- Problem description -
Copy the lines of the data below exactly, starting at the first and stopping after the line that contains "const cifarYTicks = [80, 81, 82, 83, 84, 85, 86];"; include no pictures.

- Records supplied -

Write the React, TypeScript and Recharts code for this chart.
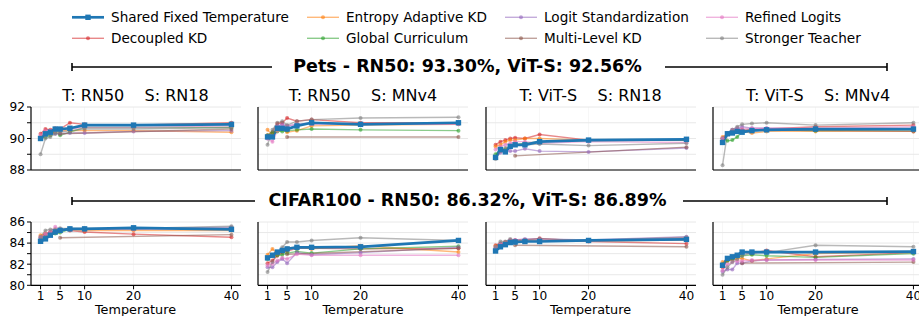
import React from 'react';
import { LineChart, Line, XAxis, YAxis, ReferenceLine } from 'recharts';

const temps = [1, 2, 3, 4, 5, 7, 10, 20, 40];
const xTicks = [1, 5, 10, 20, 40];

const seriesKeys = ['sft', 'dkd', 'eakd', 'gc', 'ls', 'ml', 'rl', 'st'];
const seriesNames = [
  'Shared Fixed Temperature',
  'Decoupled KD',
  'Entropy Adaptive KD',
  'Global Curriculum',
  'Logit Standardization',
  'Multi-Level KD',
  'Refined Logits',
  'Stronger Teacher',
];
const seriesColors = ['#1f77b4', '#d62728', '#ff7f0e', '#2ca02c', '#9467bd', '#8c564b', '#e377c2', '#7f7f7f'];

const petsYTicks = [88, 89, 90, 91, 92];
const cifarYTicks = [80, 81, 82, 83, 84, 85, 86];

const petsRn50Rn18 = {
  sft: [90.0, 90.3, 90.4, 90.6, 90.6, 90.65, 90.85, 90.85, 90.9],
  dkd: [90.3, 90.6, 90.55, 90.65, 90.6, 91.0, 90.9, 90.85, 91.0],
  eakd: [90.1, 90.3, 90.4, 90.4, 90.5, 90.5, 90.5, 90.5, 90.4],
  gc: [90.0, 90.1, 90.2, 90.4, 90.2, 90.4, 90.7, 90.7, 90.7],
  ls: [90.0, 90.2, 90.3, 90.3, 90.3, 90.35, 90.35, 90.45, 90.5],
  ml: [null, null, null, null, 90.3, null, null, null, 90.6],
  rl: [90.2, 90.5, 90.5, 90.5, 90.55, 90.6, 90.7, 90.7, 90.8],
  st: [89.0, 90.0, 90.1, 90.3, 90.4, 90.5, 90.6, 90.6, 90.7],
};
const petsRn50Mnv4 = {
  sft: [90.1, 90.1, 90.65, 90.65, 90.6, 90.8, 91.0, 90.9, 91.0],
  dkd: [90.2, 90.4, 90.95, 91.0, 91.3, 91.1, 91.2, 91.0, 91.0],
  eakd: [90.55, 90.2, 90.5, 90.6, 90.4, 90.5, 90.8, 90.85, 90.9],
  gc: [90.2, 90.4, 90.45, 90.45, 90.5, 90.55, 90.6, 90.55, 90.5],
  ls: [90.0, 90.1, 90.8, 90.9, 90.8, 90.9, 91.0, 90.9, 90.95],
  ml: [null, null, null, null, 90.1, null, null, null, 90.1],
  rl: [90.0, 89.8, 90.5, 90.8, 90.8, 90.9, 90.9, 90.9, 90.9],
  st: [89.6, 90.55, 91.0, 91.1, 90.85, 91.1, 91.2, 91.3, 91.35],
};
const petsVitsRn18 = {
  sft: [88.8, 89.3, 89.15, 89.5, 89.6, 89.6, 89.8, 89.9, 89.95],
  dkd: [89.6, 89.8, 89.9, 90.0, 90.05, 90.0, 90.25, 89.9, 89.9],
  eakd: [89.5, 89.6, 89.8, 89.9, 89.9, 90.0, 90.0, 89.9, 89.9],
  gc: [89.0, 89.3, 89.3, 89.5, 89.6, 89.7, 89.8, 89.85, 89.9],
  ls: [88.8, 89.1, 89.2, 89.2, 89.2, 89.35, 89.2, 89.15, 89.4],
  ml: [null, null, null, null, 88.9, null, null, null, 89.45],
  rl: [89.3, 89.5, 89.6, 89.7, 89.8, 89.8, 89.7, 89.8, 89.75],
  st: [88.7, 89.2, 89.4, 89.5, 89.6, 89.6, 89.65, 89.55, 89.7],
};
const petsVitsMnv4 = {
  sft: [89.75, 90.3, 90.35, 90.45, 90.4, 90.5, 90.55, 90.6, 90.6],
  dkd: [90.0, 90.3, 90.45, 90.55, 90.5, 90.55, 90.6, 90.75, 90.85],
  eakd: [90.1, 90.3, 90.45, 90.45, 90.45, 90.35, 90.45, 90.45, 90.45],
  gc: [90.0, 89.85, 89.9, 90.1, 90.45, 90.55, 90.55, 90.5, 90.55],
  ls: [90.0, 90.3, 90.55, 90.65, 90.75, 90.65, 90.65, 90.6, 90.6],
  ml: [null, null, null, null, 90.55, null, null, null, 90.45],
  rl: [90.0, 90.3, 90.55, 90.65, 90.6, 90.65, 90.65, 90.65, 90.75],
  st: [88.3, 90.35, 90.55, 90.75, 90.9, 90.95, 91.0, 90.85, 91.0],
};
const cifarRn50Rn18 = {
  sft: [84.17, 84.4, 84.75, 85.05, 85.2, 85.35, 85.35, 85.45, 85.3],
  dkd: [84.55, 84.85, 85.05, 85.2, 85.3, 85.2, 85.05, 84.85, 84.55],
  eakd: [84.75, 84.9, 85.0, 85.2, 85.25, 85.3, 85.2, 85.2, 85.2],
  gc: [84.4, 84.6, 84.8, 84.9, 85.0, 85.3, 85.3, 85.35, 85.4],
  ls: [84.5, 84.8, 85.0, 85.2, 85.3, 85.3, 85.3, 85.4, 85.5],
  ml: [null, null, null, null, 84.5, null, null, null, 84.8],
  rl: [84.6, 84.9, 85.1, 85.55, 85.3, 85.3, 85.3, 85.3, 85.3],
  st: [84.6, 85.2, 85.3, 85.3, 85.4, 85.4, 85.4, 85.4, 85.6],
};
const cifarRn50Mnv4 = {
  sft: [82.6, 82.85, 83.15, 83.3, 83.45, 83.6, 83.6, 83.65, 84.25],
  dkd: [82.1, 82.35, 82.8, 83.1, 83.25, 83.5, 83.5, 83.45, 83.5],
  eakd: [82.9, 83.45, 83.0, 83.25, 83.5, 83.6, 83.45, 83.75, 83.15],
  gc: [82.5, 82.8, 82.85, 82.9, 83.05, 83.2, 83.05, 83.45, 83.7],
  ls: [81.7, 81.7, 82.2, 82.5, 82.1, 83.1, 82.9, 83.1, 83.6],
  ml: [null, null, null, null, 82.95, null, null, null, 83.5],
  rl: [81.9, 82.05, 82.35, 82.6, 82.5, 82.95, 82.85, 82.85, 82.85],
  st: [81.25, 82.2, 83.0, 83.6, 84.1, 84.1, 84.25, 84.5, 84.25],
};
const cifarVitsRn18 = {
  sft: [83.25, 83.65, 83.85, 84.05, 84.1, 84.15, 84.15, 84.25, 84.35],
  dkd: [83.8, 83.95, 84.1, 84.25, 84.25, 84.3, 84.45, 84.15, 83.95],
  eakd: [83.7, 83.8, 84.0, 84.1, 84.1, 84.2, 84.2, 84.2, 84.3],
  gc: [83.5, 83.8, 84.0, 84.1, 84.2, 84.2, 84.2, 84.25, 84.4],
  ls: [83.5, 83.9, 84.0, 84.2, 84.3, 84.4, 84.4, 84.3, 84.6],
  ml: [null, null, null, null, 83.8, null, null, null, 83.65],
  rl: [83.6, 83.9, 84.0, 84.3, 84.3, 84.3, 84.3, 84.2, 84.5],
  st: [83.65, 84.15, 84.15, 84.4, 84.25, 84.3, 84.4, 84.25, 84.55],
};
const cifarVitsMnv4 = {
  sft: [81.9, 82.55, 82.7, 82.85, 83.15, 83.15, 83.15, 83.15, 83.2],
  dkd: [81.7, 82.35, 82.5, 82.85, 83.15, 83.0, 83.3, 82.7, 83.1],
  eakd: [82.2, 82.35, 82.45, 82.5, 82.55, 82.3, 82.5, 83.0, 83.15],
  gc: [82.0, 82.3, 82.5, 82.7, 82.8, 82.9, 82.8, 82.65, 83.0],
  ls: [81.3, 81.5, 81.5, 82.1, 82.1, 82.3, 82.4, 82.45, 82.5],
  ml: [null, null, null, null, 82.1, null, null, null, 82.2],
  rl: [81.4, 82.0, 82.2, 82.3, 82.3, 82.4, 82.4, 82.4, 82.4],
  st: [81.0, 81.7, 82.2, 82.5, 82.8, 83.1, 83.1, 83.8, 83.65],
};

const panelTitles = ['T: RN50    S: RN18', 'T: RN50    S: MNv4', 'T: ViT-S    S: RN18', 'T: ViT-S    S: MNv4'];
const petsTitle = 'Pets - RN50: 93.30%, ViT-S: 92.56%';
const cifarTitle = 'CIFAR100 - RN50: 86.32%, ViT-S: 86.89%';
const xLabel = 'Temperature';

const FONT = 'DejaVu Sans, Verdana, sans-serif';
const PLOT_W = 210;
const YAXIS_W = 40;
const panelLefts = [30.5, 258, 485.5, 713];
const TOP_PLOT_Y = 107;
const TOP_PLOT_H = 63;
const BOT_PLOT_Y = 221.7;
const BOT_PLOT_H = 63.3;
const TICK_FS = 12.2;

const squareDot = (props: any) => {
  const { cx, cy, index } = props;
  if (cx == null || cy == null) return <g key={`sq-${index}`} />;
  return <rect key={`sq-${index}`} x={cx - 2.7} y={cy - 2.7} width={5.4} height={5.4} fill="#1f77b4" />;
};

type PanelData = { [k: string]: (number | null)[] };

function Panel({ left, data, bottom, showY }: { left: number; data: PanelData; bottom: boolean; showY: boolean }) {
  const rows = temps.map((t, i) => {
    const r: any = { t };
    seriesKeys.forEach((k) => {
      r[k] = data[k][i];
    });
    return r;
  });
  const plotY = bottom ? BOT_PLOT_Y : TOP_PLOT_Y;
  const plotH = bottom ? BOT_PLOT_H : TOP_PLOT_H;
  const xH = bottom ? 22 : 6;
  const topM = 10;
  const yDomain = bottom ? [80, 86] : [88, 92];
  const yTicks = bottom ? cifarYTicks : petsYTicks;
  const order = [1, 2, 3, 4, 5, 6, 7, 0];
  return (
    <div style={{ position: 'absolute', left: left - YAXIS_W, top: plotY - topM }}>
      <LineChart
        width={YAXIS_W + PLOT_W + 8}
        height={topM + plotH + xH}
        data={rows}
        margin={{ top: topM, right: 8, left: 0, bottom: 0 }}
        accessibilityLayer={false}
      >
        <XAxis
          type="number"
          dataKey="t"
          domain={[-0.95, 41.95]}
          ticks={xTicks}
          interval={0}
          height={xH}
          tickSize={4}
          tickMargin={2}
          tick={bottom ? { fontSize: TICK_FS, fill: '#000', fontFamily: FONT } : false}
          tickLine={{ stroke: '#000', strokeWidth: 1 }}
          axisLine={{ stroke: '#000', strokeWidth: 1.2 }}
        />
        <YAxis
          type="number"
          domain={yDomain}
          ticks={yTicks}
          interval={0}
          width={YAXIS_W}
          tickSize={4}
          tickMargin={2}
          tickFormatter={(v: number) => (v % 2 === 0 ? String(v) : '')}
          tick={showY ? { fontSize: TICK_FS, fill: '#000', fontFamily: FONT } : false}
          tickLine={{ stroke: '#000', strokeWidth: 1 }}
          axisLine={{ stroke: '#000', strokeWidth: 1.2 }}
        />
        {xTicks.map((x) => (
          <ReferenceLine key={`vx${x}`} x={x} stroke="#f7f7f7" strokeWidth={1} />
        ))}
        {yTicks.map((y) => (
          <ReferenceLine key={`hy${y}`} y={y} stroke="#e8e8e8" strokeWidth={1} />
        ))}
        {order.map((i) => {
          const k = seriesKeys[i];
          const c = seriesColors[i];
          if (i === 0) {
            return (
              <Line
                key={k}
                dataKey={k}
                type="linear"
                stroke={c}
                strokeWidth={2.7}
                dot={squareDot}
                activeDot={false}
                connectNulls
                isAnimationActive={false}
              />
            );
          }
          return (
            <Line
              key={k}
              dataKey={k}
              type="linear"
              stroke={c}
              strokeOpacity={0.55}
              strokeWidth={1.4}
              dot={{ r: 2, fill: c, fillOpacity: 0.6, stroke: 'none' }}
              activeDot={false}
              connectNulls
              isAnimationActive={false}
            />
          );
        })}
      </LineChart>
    </div>
  );
}

const legendCols = [
  { lineX: 72, textX: 111 },
  { lineX: 307, textX: 346 },
  { lineX: 505, textX: 544 },
  { lineX: 706, textX: 745 },
];
const legendRows = [17.3, 38.3];

export default function App() {
  const topData = [petsRn50Rn18, petsRn50Mnv4, petsVitsRn18, petsVitsMnv4];
  const botData = [cifarRn50Rn18, cifarRn50Mnv4, cifarVitsRn18, cifarVitsMnv4];
  return (
    <div
      style={{
        position: 'absolute',
        left: 0,
        top: 0,
        width: 919,
        height: 316,
        overflow: 'hidden',
        background: '#fff',
        fontFamily: FONT,
      }}
    >
      {topData.map((d, i) => (
        <Panel key={`t${i}`} left={panelLefts[i]} data={d} bottom={false} showY={i === 0} />
      ))}
      {botData.map((d, i) => (
        <Panel key={`b${i}`} left={panelLefts[i]} data={d} bottom={true} showY={i === 0} />
      ))}
      <svg
        width={919}
        height={316}
        style={{ position: 'absolute', left: 0, top: 0, pointerEvents: 'none' }}
        fontFamily={FONT}
      >
        {seriesNames.map((name, i) => {
          const col = Math.floor(i / 2);
          const row = i % 2;
          const { lineX, textX } = legendCols[col];
          const y = legendRows[row];
          const c = seriesColors[i];
          const cx = lineX + 16;
          return (
            <g key={name}>
              {i === 0 ? (
                <>
                  <line x1={lineX} x2={lineX + 32} y1={y} y2={y} stroke={c} strokeWidth={2.7} />
                  <rect x={cx - 2.7} y={y - 2.7} width={5.4} height={5.4} fill={c} />
                </>
              ) : (
                <>
                  <line x1={lineX} x2={lineX + 32} y1={y} y2={y} stroke={c} strokeOpacity={0.55} strokeWidth={1.4} />
                  <circle cx={cx} cy={y} r={2} fill={c} fillOpacity={0.6} />
                </>
              )}
              <text x={textX} y={y} dominantBaseline="central" fontSize={13.6} fill="#000">
                {name}
              </text>
            </g>
          );
        })}
        <line x1={72} x2={272} y1={67} y2={67} stroke="#000" strokeWidth={1.6} />
        <line x1={665} x2={887} y1={67} y2={67} stroke="#000" strokeWidth={1.6} />
        <line x1={72} x2={72} y1={63} y2={71} stroke="#000" strokeWidth={1.6} />
        <line x1={887} x2={887} y1={63} y2={71} stroke="#000" strokeWidth={1.6} />
        <text x={467.5} y={66} textAnchor="middle" dominantBaseline="central" fontSize={17.5} fontWeight="bold" fill="#000">
          {petsTitle}
        </text>
        <line x1={72} x2={255} y1={201} y2={201} stroke="#000" strokeWidth={1.6} />
        <line x1={683} x2={887} y1={201} y2={201} stroke="#000" strokeWidth={1.6} />
        <line x1={72} x2={72} y1={197} y2={205} stroke="#000" strokeWidth={1.6} />
        <line x1={887} x2={887} y1={197} y2={205} stroke="#000" strokeWidth={1.6} />
        <text x={467.5} y={200} textAnchor="middle" dominantBaseline="central" fontSize={17.5} fontWeight="bold" fill="#000">
          {cifarTitle}
        </text>
        {panelTitles.map((t, i) => (
          <text
            key={t}
            x={panelLefts[i] + PLOT_W / 2}
            y={95}
            textAnchor="middle"
            dominantBaseline="central"
            fontSize={16}
            fill="#000"
            style={{ whiteSpace: 'pre' }}
          >
            {t}
          </text>
        ))}
        {panelLefts.map((l, i) => (
          <text key={`xl${i}`} x={l + PLOT_W / 2} y={309} textAnchor="middle" dominantBaseline="central" fontSize={12.8} fill="#000">
            {xLabel}
          </text>
        ))}
      </svg>
    </div>
  );
}
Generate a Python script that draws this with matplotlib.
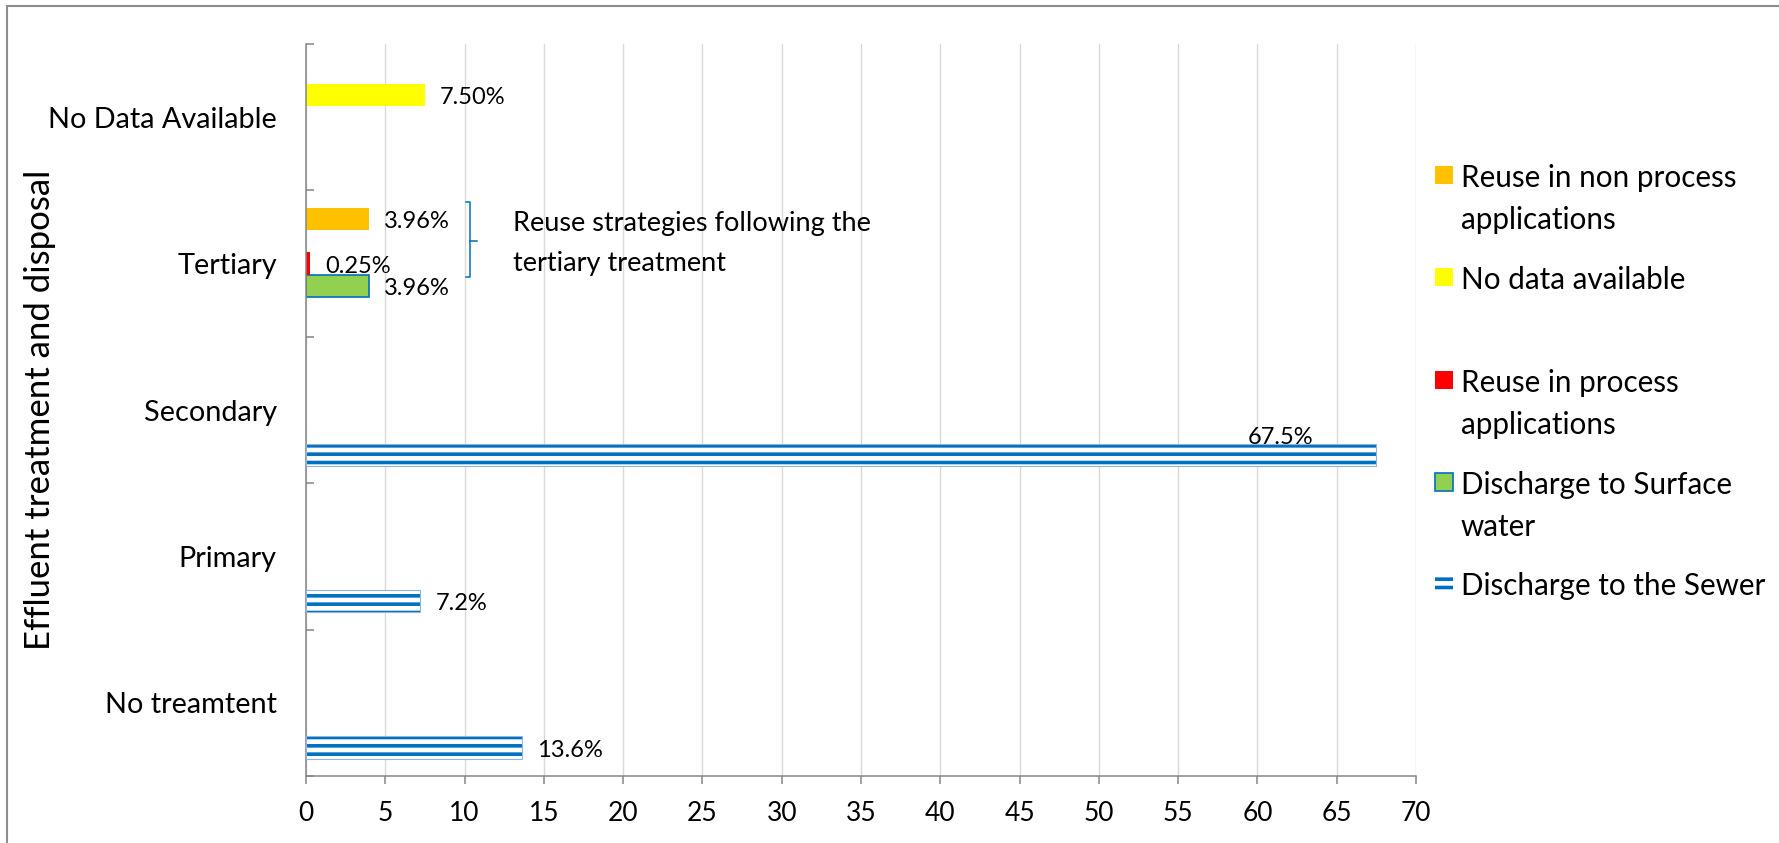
import numpy as np
import matplotlib.pyplot as plt
from matplotlib.patches import Rectangle
from matplotlib.lines import Line2D

plt.rcParams['font.family'] = ['Lato', 'DejaVu Sans']
plt.rcParams['hatch.linewidth'] = 2.6

# treatment levels, bottom to top
categories = ['No treamtent', 'Primary', 'Secondary', 'Tertiary', 'No Data Available']

# share of sites (%) per treatment level, NaN where a series has no bar
sewer = [13.6, 7.2, 67.5, np.nan, np.nan]
surface = [np.nan, np.nan, np.nan, 3.96, np.nan]
process = [np.nan, np.nan, np.nan, 0.25, np.nan]
no_data = [np.nan, np.nan, np.nan, np.nan, 7.5]
non_process = [np.nan, np.nan, np.nan, 3.96, np.nan]

x_ticks = np.arange(0, 71, 5)

BLUE = '#0070C0'
GRAY = '#868686'
W, H = 1779, 843


def fx(px):
    return px / W


def fy(py):
    return 1 - py / H


fig = plt.figure(figsize=(W / 100, H / 100), dpi=100)
ax = fig.add_axes([fx(306), fy(776), fx(1416 - 306), (776 - 44) / H])

y = np.arange(len(categories))
h = 0.153

# series drawn bottom to top inside each group
series = [
    dict(vals=sewer, off=-2, fmt='{:.1f}%', kw=dict(color='white', edgecolor=BLUE, hatch='--', linewidth=0)),
    dict(vals=surface, off=-1, fmt='{:.2f}%', kw=dict(color='#92D050', edgecolor=BLUE, linewidth=1.2)),
    dict(vals=process, off=0, fmt='{:.2f}%', kw=dict(color='#FF0000', linewidth=0)),
    dict(vals=no_data, off=1, fmt='{:.2f}%', kw=dict(color='#FFFF00', linewidth=0)),
    dict(vals=non_process, off=2, fmt='{:.2f}%', kw=dict(color='#FFC000', linewidth=0)),
]

for s in series:
    pos = y + s['off'] * h
    ax.barh(pos, s['vals'], height=h, zorder=2, **s['kw'])
    if s['off'] == -2:
        # thin outline around the striped sewer bars
        ax.barh(pos, s['vals'], height=h, fill=False, edgecolor='#8DB4E2', linewidth=0.8, zorder=3)
    for yy, v in zip(pos, s['vals']):
        if np.isnan(v):
            continue
        if v > 50:
            ax.annotate(s['fmt'].format(v), (v, yy), xytext=(-69, 12.5), textcoords='offset points',
                        ha='center', va='center', fontsize=17)
        else:
            ax.annotate(s['fmt'].format(v), (v, yy), xytext=(11, -2), textcoords='offset points',
                        ha='left', va='center', fontsize=17)

# bracket grouping the tertiary reuse bars
ax.plot([10.1, 10.35, 10.35, 10.1], [3.423, 3.423, 2.908, 2.908], color=BLUE, lw=1.1, zorder=4)
ax.plot([10.35, 10.8], [3.156, 3.156], color=BLUE, lw=1.1, zorder=4)
ax.text(13.08, 3.138, 'Reuse strategies following the\ntertiary treatment', ha='left', va='center',
        fontsize=19.5, linespacing=1.72)

ax.set_xlim(0, 70)
ax.set_ylim(-0.5, len(categories) - 0.5)
ax.set_xticks(x_ticks)
ax.set_yticks(y)
ax.set_yticklabels(categories)
ax.set_yticks(np.arange(len(categories) + 1) - 0.5, minor=True)

ax.tick_params(axis='x', direction='out', length=5.8, width=1.1, color=GRAY, labelsize=19, pad=12)
ax.tick_params(axis='y', which='major', length=0, labelsize=20.8, pad=21)
ax.tick_params(axis='y', which='minor', direction='in', length=5.8, width=1.1, color=GRAY)

ax.grid(axis='x', color='#D9D9D9', linewidth=1.0)
ax.set_axisbelow(True)
for side in ['top', 'right']:
    ax.spines[side].set_visible(False)
for side in ['left', 'bottom']:
    ax.spines[side].set_color(GRAY)
    ax.spines[side].set_linewidth(1.1)

fig.text(fx(40), fy(410), 'Effluent treatment and disposal', rotation=90,
         ha='center', va='center', fontsize=25)

# legend, top to bottom (blank slot between the two groups)
legend_rows = [
    (175, 'Reuse in non process\napplications', dict(facecolor='#FFC000', linewidth=0)),
    (277, 'No data available', dict(facecolor='#FFFF00', linewidth=0)),
    (380, 'Reuse in process\napplications', dict(facecolor='#FF0000', linewidth=0)),
    (482, 'Discharge to Surface\nwater', dict(facecolor='#92D050', edgecolor=BLUE, linewidth=1.2)),
    (583, 'Discharge to the Sewer', dict(facecolor='white', edgecolor=BLUE, hatch='--', linewidth=0)),
]
for yc, label, kw in legend_rows:
    fig.add_artist(Rectangle((fx(1435), fy(yc + 9)), fx(18), 18 / H, transform=fig.transFigure, **kw))
    fig.text(fx(1461), fy(yc - 11), label, ha='left', va='top', fontsize=21.3, linespacing=1.6)

# frame lines along the top and left edge
fig.add_artist(Line2D([fx(7), fx(7)], [0, fy(6)], transform=fig.transFigure, color='#8C8C8C', lw=1.5))
fig.add_artist(Line2D([fx(7), 1], [fy(6), fy(6)], transform=fig.transFigure, color='#8C8C8C', lw=1.5))

fig.savefig('out.png', dpi=100)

- Task answer -
Write the React, TypeScript and Recharts code for this chart.
import React from 'react';
import { LineChart, Line, XAxis, YAxis, ReferenceLine } from 'recharts';

const temps = [1, 2, 3, 4, 5, 7, 10, 20, 40];
const xTicks = [1, 5, 10, 20, 40];

const seriesKeys = ['sft', 'dkd', 'eakd', 'gc', 'ls', 'ml', 'rl', 'st'];
const seriesNames = [
  'Shared Fixed Temperature',
  'Decoupled KD',
  'Entropy Adaptive KD',
  'Global Curriculum',
  'Logit Standardization',
  'Multi-Level KD',
  'Refined Logits',
  'Stronger Teacher',
];
const seriesColors = ['#1f77b4', '#d62728', '#ff7f0e', '#2ca02c', '#9467bd', '#8c564b', '#e377c2', '#7f7f7f'];

const petsYTicks = [88, 89, 90, 91, 92];
const cifarYTicks = [80, 81, 82, 83, 84, 85, 86];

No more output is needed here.